The cows start from Earth with a canister of high quality hay (item 1), and they desire a new milking machine (item K). Help them find the best way to make a series of trades at the planets in the cluster to get item K. If this task is impossible, output -1.

输入

* Line 1: Two space-separated integers, N and K.

* Lines 2..N+1: Line i+1 contains two space-separated integers, a_i and b_i respectively, that are planet i's trading trading products. The planet will give item b_i in order to receive item a_i.

输出

* Line 1: One more than the minimum number of trades to get the milking machine which is item K (or -1 if the cows cannot obtain item K).

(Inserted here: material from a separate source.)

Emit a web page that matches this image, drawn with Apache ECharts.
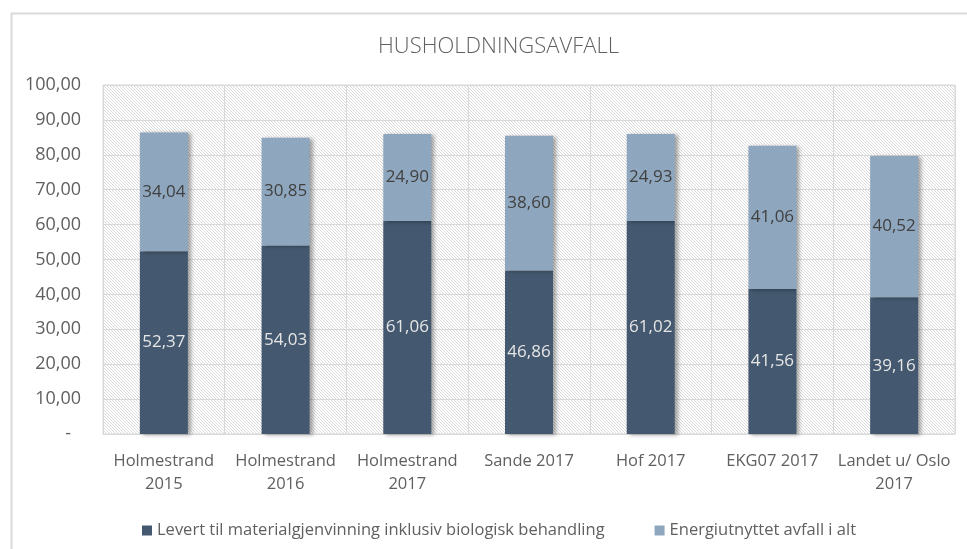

* Lines 2..T+1: The ordered list of the objects that the cows possess in the sequence of trades.

样例输入

6 5
1 3
3 2
2 3
3 1
2 5
5 4      

样例输出

4
1
3
2
5      

套用SPFA模板+路径保存.

#include <iostream>
#include <cstdio>
#include <cmath>
#include <queue>
#include <algorithm>
using namespace std;

int pre[50001],dis[50001],vis[50001];int a[50001];int c[50001];
const int INF=99999999;
int n,k,top;

vector<int>vec[50001];

int spfa()
{
    queue<int> que;
    for(int i=1;i<=n;i++)
    {
        dis[i]=INF;
        vis[i]=0;
        pre[i]=1;
        c[i]=0;
    }
    que.push(1);
    vis[1]=1;dis[1]=0;
    while(!que.empty())
    {
        int x=que.front();
        que.pop();
        vis[x]=0;
        for(int i=0;i<vec[x].size();i++)
        {
            int y=vec[x][i];
            if(dis[x]+1<dis[y])
            {
                dis[y]=dis[x]+1;
                pre[y]=x;
                if(!vis[y])
                {
                    vis[y]=1;
                    c[y]++;
                    que.push(y);
                    if(c[y]>n)
                        return -1;
                }
            }
        }
    }
}

void add(int u,int v)
{
    vec[u].push_back(v);
}

int main()
{
    while(scanf("%d %d",&n,&k)!=EOF)
    {
         top=0;int L=k;
        for(int i=1;i<=n;i++)
        {
            int a,b;
            scanf("%d %d",&a,&b);
            add(a,b);
        }
        if(spfa()!=-1&&dis[k]!=INF)
        {
            int ans=dis[k]+1;
        printf("%d\n",ans);
        int kk=0;
        while(k!=1){
            a[++kk]=pre[k];
            k=pre[k];
        }
      
        while(kk>0)
            printf("%d\n",a[kk--]);
        printf("%d\n",L);
        }
        else
            printf("-1\n");
        
    }
}